Title: Divergent
Author: Veronica Roth
Rating: 10/10
Genre: Dystopian
Cover: 9/10 (It might be because I'm still in awe with this book and unable to think properly, but the cover doesn't relate to the story at all, though it is absolutely, eye-catchingly beautiful)
Divergent had caught my attention with its striking cover quite a while ago, but I'd just finished Delirium and Matched, one straight after the other, and frankly, was done with dystopian for some time, especially the ones with pretty covers and love being prohibitive.

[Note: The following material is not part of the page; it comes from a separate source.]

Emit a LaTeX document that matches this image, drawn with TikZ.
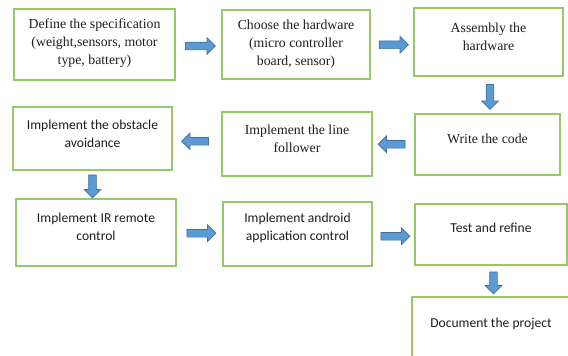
\documentclass[tikz,border=0pt]{standalone}
\usepackage{fontspec}
\newfontfamily\serifbox{Liberation Serif}
\newfontfamily\sansbox{Carlito}
\usetikzlibrary{shapes.arrows,calc}
\definecolor{boxgreen}{RGB}{150,202,104}
\definecolor{arrowfill}{RGB}{91,155,213}
\definecolor{arrowedge}{RGB}{65,113,156}
\definecolor{inktext}{RGB}{30,30,30}
\tikzset{
  box/.style={draw=boxgreen, line width=1.8pt, fill=white, inner sep=0pt},
  txt/.style={anchor=north, inner sep=0pt, align=center, text=inktext},
  serif/.style={txt, font=\fontsize{13.8}{17.8}\selectfont\serifbox},
  sans/.style={txt, font=\fontsize{13.6}{18}\selectfont\sansbox},
  barrow/.style={single arrow, draw=arrowedge, fill=arrowfill, line width=0.7pt,
    inner sep=3.5pt, minimum width=16pt, single arrow head extend=4.5pt,
    single arrow tip angle=90},
}
\begin{document}
\begin{tikzpicture}[x=1pt,y=-1pt]
\useasboundingbox (0,0) rectangle (568,356);
\clip (0,0) rectangle (568,356);
\fill[white] (0,0) rectangle (568,356);

% process boxes
\node[box, minimum width=161pt, minimum height=71pt] (spec)   at (94.5,44.5) {};
\node[box, minimum width=148pt, minimum height=69pt] (hw)     at (296,44.5)  {};
\node[box, minimum width=149pt, minimum height=68pt] (asm)    at (488.5,42)  {};
\node[box, minimum width=159pt, minimum height=63pt] (obst)   at (92.5,138.5) {};
\node[box, minimum width=150pt, minimum height=64pt] (line)   at (297,144)   {};
\node[box, minimum width=145pt, minimum height=61pt] (code)   at (487.5,144.5) {};
\node[box, minimum width=160pt, minimum height=67pt] (ir)     at (96,232.5)  {};
\node[box, minimum width=149pt, minimum height=64pt] (app)    at (297.5,234) {};
\node[box, minimum width=152pt, minimum height=61pt] (test)   at (491,234.5) {};
\node[box, minimum width=160pt, minimum height=65pt] (doc)    at (492,329.5) {};

% box texts
\node[serif] (specT) at (94.5,16) {\strut Define the specification\\\strut (weight,sensors, motor\\\strut type, battery)};
\node[serif] (hwT)   at (296,17)  {\strut Choose the hardware\\\strut (micro controller\\\strut board, sensor)};
\node[serif] (asmT)  at (488.5,20) {\strut Assembly the\\\strut hardware};
\node[sans]  (obstT) at (92.5,117) {\strut Implement the obstacle\\\strut avoidance};
\node[serif] (lineT) at (297,122) {\strut Implement the line\\\strut follower};
\node[serif] (codeT) at (487.5,131) {\strut Write the code};
\node[sans]  (irT)   at (96,210) {\strut Implement IR remote\\\strut control};
\node[sans]  (appT)  at (297.5,210) {\strut Implement android\\\strut application control};
\node[sans]  (testT) at (491,220) {\strut Test and refine};
\node[sans]  (docT)  at (491,315) {\strut Document the project};

% block arrows between the steps
\node[barrow, minimum height=30pt] (a1) at ($(spec.east)!0.5!(hw.west)+(0,1.5)$) {};
\node[barrow, minimum height=29pt] (a2) at ($(hw.east)!0.5!(asm.west)+(0,1.5)$) {};
\node[barrow, minimum height=25pt, shape border rotate=270] (a3) at ($(asm.south)!0.5!(code.north)+(2,0)$) {};
\node[barrow, minimum height=27pt, shape border rotate=180] (a4) at ($(code.west)!0.5!(line.east)$) {};
\node[barrow, minimum height=27pt, shape border rotate=180] (a5) at ($(line.west)!0.5!(obst.east)$) {};
\node[barrow, minimum height=23pt, shape border rotate=270] (a6) at ($(obst.south)!0.5!(obst.south|-ir.north)$) {};
\node[barrow, minimum height=29pt] (a7) at ($(ir.east)!0.5!(app.west)$) {};
\node[barrow, minimum height=29pt] (a8) at ($(app.east)!0.5!(test.west)+(0,2)$) {};
\node[barrow, minimum height=22pt, shape border rotate=270] (a9) at ($(test.south)!0.5!(doc.north)+(2,0)$) {};
\end{tikzpicture}
\end{document}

But two friends of mine, when I asked them for book recommendations, said Divergent without even pausing to blink, and I trust their tastes, so I bought Divergent on my Kindle, where it sat for a few weeks while I settled back into normality and my usual reading pace.
And now I wonder why I didn't read it beforehand, other series I was bang in the middle of, be damned.
Divergent... wow. There aren't words to explain this book.
It reawakened the real bookworm within me. It made me stay awake till 4am, unable to let go of the book even when my eyes declared mutiny and decided they'd had enough of staying open. I. Could. Not. Stop. Reading.
Not even to eat, for crying out loud!
Dystopian with a mesh so pure and clear of reality, its easy to forget it's dystopian at all. And yet, that aspect is the bang in the center of the plot.
In the book, we meet Beatrice. She's your common plain girl who goes through life with just one goal: be invisible.
But unlike most stories, she isn't like that because she wants to, or even because she doesn't believe herself pretty. No. She is like that because that is what her faction demands of her.
In Beatrice's world, there are five factions: Dauntless, Erudite, Candor, Amicity and Abnegation, and hers is the lattest.
But Beatrice doesn't want that life, and when her aptitude test, taken at 16, shows that she is an anomaly, she must choose which path to take: Dauntless, the fearless; or Abnegation, the selfless...
... or she could choose neither and follow what she truly is - something seen as dangerous to her society: Divergent.
Love the review Mandy. I totally agree that it was hard to put down. There's something fun, spooky and destructive about Dystopias. I really like them.
ReplyDeleteI'm glad you trust our taste in books.
(ps. I think the cover is supposed to be the Dauntless symbol: fire in a circle.)